Hi there I'm new to the site and to making 'real' coffee in general.

At present I am a simple filter person but looking to get into the realms of espresso. I have done a bit of digging and research but still have a number of questions that I'd like your feedback on.

1) Do I go for a manual machine (looking at Gaggia Classic) and use ready ground (either supermarket of internet bought) as a starting point?

2) Do I buy a good grinder straight off the bat? If so what kind of price am I looking at?

3) I keep reading about the bean to cup machines (more automated) and the ones in my price range are the Delonghi models (£300 to £350 if end of line). Are these any good / as good / or would I be better buying a Gaggia Classic and a grinder for £100 (can I get a decent one for that?).

I like coffee but I am by no means a connoisseur. I enjoy filter but I am getting 'fed up' of the taste and would like something more like the pro made ones you can get from coffee shops.

Any advice would be great.

Thank you


----------



## Spooks (Feb 20, 2012)

Not an expert by any means but my tuppence worth. My way of thinking is a bean to cup won't teach you anything about coffee at all, it "may" get a good cup but never as nice as a proper grinder and manual machine and no where are rewarding.

If I were to start I would be looking at a Gaggia classic and a MC2 grinder or similar. Unsure but I reckon that would cost around 2-250 for good second hand.

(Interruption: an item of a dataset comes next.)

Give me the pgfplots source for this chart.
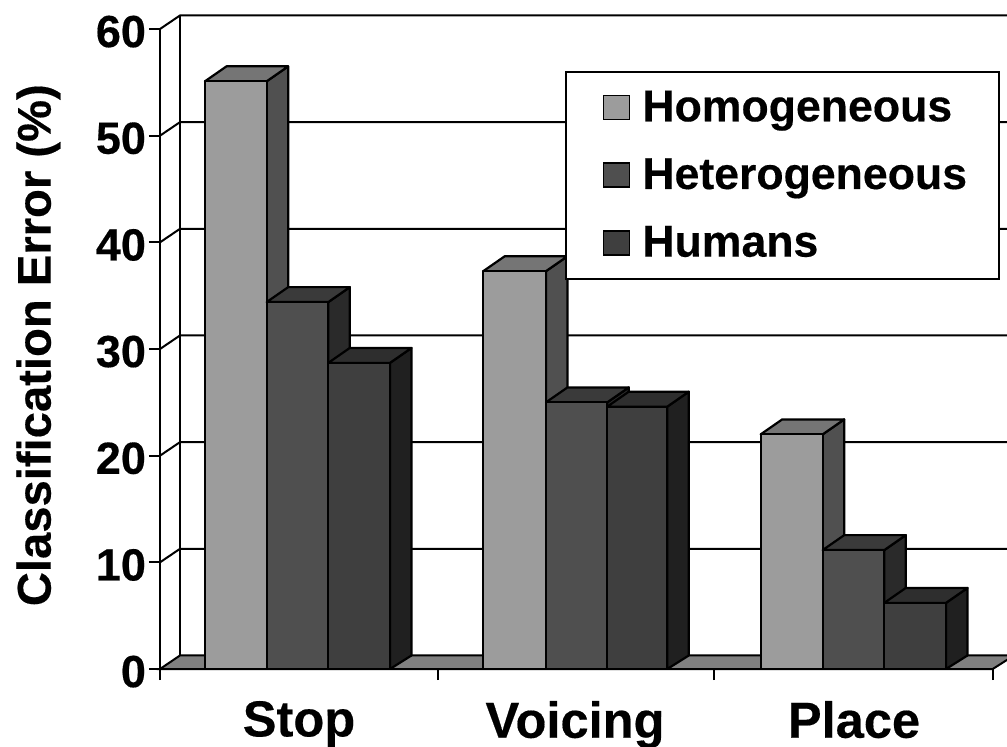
\documentclass[border=0pt]{standalone}
\usepackage{fontspec}
\setmainfont{Liberation Sans}[BoldFeatures={FakeBold=0.35}]
\usepackage{pgfplots}
\pgfplotsset{compat=1.18}

\definecolor{frontA}{HTML}{9C9C9C}
\definecolor{topA}{HTML}{757575}
\definecolor{sideA}{HTML}{505050}
\definecolor{frontB}{HTML}{4F4F4F}
\definecolor{topB}{HTML}{3A3A3A}
\definecolor{sideB}{HTML}{2A2A2A}
\definecolor{frontC}{HTML}{3F3F3F}
\definecolor{topC}{HTML}{2E2E2E}
\definecolor{sideC}{HTML}{202020}
\definecolor{floorgray}{HTML}{808080}

% left edge, right edge, value, colour suffix (x runs in picture pixels)
\newcommand{\boxbar}[4]{%
  \pgfmathsetmacro\xl{#1+21.5}%
  \pgfmathsetmacro\xr{#2+21.5}%
  \pgfmathsetmacro\yb{#3+1.4}%
  \pgfmathsetmacro\yz{1.27}%
  \addplot[fill=side#4,draw=black,line width=1.1pt,forget plot,no markers,line join=round]
    coordinates {(#2,0) (\xr,\yz) (\xr,\yb) (#2,#3)} -- cycle;
  \addplot[fill=top#4,draw=black,line width=1.1pt,forget plot,no markers,line join=round]
    coordinates {(#1,#3) (\xl,\yb) (\xr,\yb) (#2,#3)} -- cycle;
  \addplot[fill=front#4,draw=black,line width=1.1pt,forget plot,no markers,line join=round]
    coordinates {(#1,0) (#2,0) (#2,#3) (#1,#3)} -- cycle;
}
\newcommand{\wallline}[1]{%
  \pgfmathsetmacro\yb{#1+1.27}%
  \addplot[black,line width=1pt,forget plot,no markers]
    coordinates {(160,#1) (180,\yb) (1007,\yb)};
}

\begin{document}
\begin{tikzpicture}
\useasboundingbox (-80pt,-38.5pt) rectangle (423.5pt,334.5pt);
\begin{axis}[
  at={(0,0)},anchor=origin,
  x=0.5pt,y=5.3333pt,
  xmin=160,xmax=992.7,
  ymin=0,ymax=60,
  clip=false,
  axis x line*=bottom,
  axis y line*=left,
  axis line style={line width=1pt,-},
  tick style={line width=1pt,black},
  tick align=outside,
  major tick length=5.5pt,
  ytick={0,10,...,60},
  xtick={160,437.5,714,992.7},
  xticklabels={},
  extra x ticks={299,575,854},
  extra x tick labels={Stop,Voicing,Place},
  extra x tick style={major tick length=0pt},
  x tick label style={font=\fontsize{25.3}{28}\bfseries\selectfont,yshift=-12.5pt},
  y tick label style={font=\fontsize{22.5}{26}\bfseries\selectfont,xshift=2pt,yshift=-1.3pt},
  /pgf/number format/assume math mode=true,
  ylabel={Classification Error (\%)},
  every axis y label/.style={at={(axis description cs:-0.146,0.506)},rotate=90,anchor=center,font=\fontsize{23.6}{27}\bfseries\selectfont},
  legend style={at={(0.486,0.935)},anchor=north west,draw=black,line width=1pt,fill=white,
    font=\fontsize{22.3}{26}\bfseries\selectfont,inner xsep=14pt,inner ysep=7.5pt,row sep=13pt,
    /tikz/every odd column/.append style={column sep=4pt}},
  legend cell align=left,
  legend image code/.code={\path[draw=none,fill=none] (0pt,0pt) -- (5pt,0pt);\draw[#1,line width=.7pt] (5pt,-6pt) rectangle (18pt,6pt);},
]
% floor and back wall
\addplot[fill=floorgray,draw=black,line width=1pt,forget plot,no markers]
  coordinates {(160,0) (180,1.27) (1014,1.27) (992.7,0)} -- cycle;
\wallline{10}\wallline{20}\wallline{30}\wallline{40}\wallline{50}\wallline{60}
\addplot[black,line width=1pt,forget plot,no markers]
  coordinates {(180,1.27) (180,61.27)};

% Stop
\boxbar{205}{266.7}{55.1}{A}
\boxbar{266.7}{328.3}{34.4}{B}
\boxbar{328.3}{390}{28.7}{C}
% Voicing
\boxbar{483.3}{546}{37.3}{A}
\boxbar{546}{607.3}{25.0}{B}
\boxbar{607.3}{667.3}{24.6}{C}
% Place
\boxbar{760.7}{822.7}{22.0}{A}
\boxbar{822.7}{884.3}{11.15}{B}
\boxbar{884.3}{946}{6.2}{C}

\addlegendimage{fill=frontA,draw=black}
\addlegendentry{Homogeneous}
\addlegendimage{fill=frontB,draw=black}
\addlegendentry{Heterogeneous}
\addlegendimage{fill=frontC,draw=black}
\addlegendentry{Humans}
\end{axis}
\end{tikzpicture}
\end{document}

Not going to pretend it's gonna be simple but it's fun trying to get a reasonable coffee for the first wee bit.

I would also avoid preground supermarket beans, fresh roast all the way.

Good luck


----------



## KkAaNnEe (Jan 2, 2015)

I would say it depends if you want to learn how to make coffee or just drink coffee. Either way a Semi Auto like the Gaggia will make better coffee (once you've learnt how to)

I got a classic and MDF grinder for around £200 + post - bought second hand off ebay so it will save you some cash over the Auto you have seen.

Definitely do not buy supermarket coffee, it will not improve your coffee enjoyment, try to find a local roaster and purchase beans and then grind like Spooks said.

If you do not enjoy the semi auto route after a few months your equipment will be worth exactly what you paid for it so there is no risk really.

Good luck!


----------



## sub7 (Nov 8, 2012)

Shameless plug but I have my Grinder that I used for espresso on a Gaggia Classic before upgrading recently to a rather stupidly expensive Mazzer. http://coffeeforums.co.uk/showthread.php?21676-Francino-Piccino-(ASCASO-I-MINI-2) Couple that with a 2nd hand Classic off here (stuff from on here probably won't need descaled or work done, the folks love their gear)or ebay and a quick de-scale and you will be well on your way into the world of espreso.


----------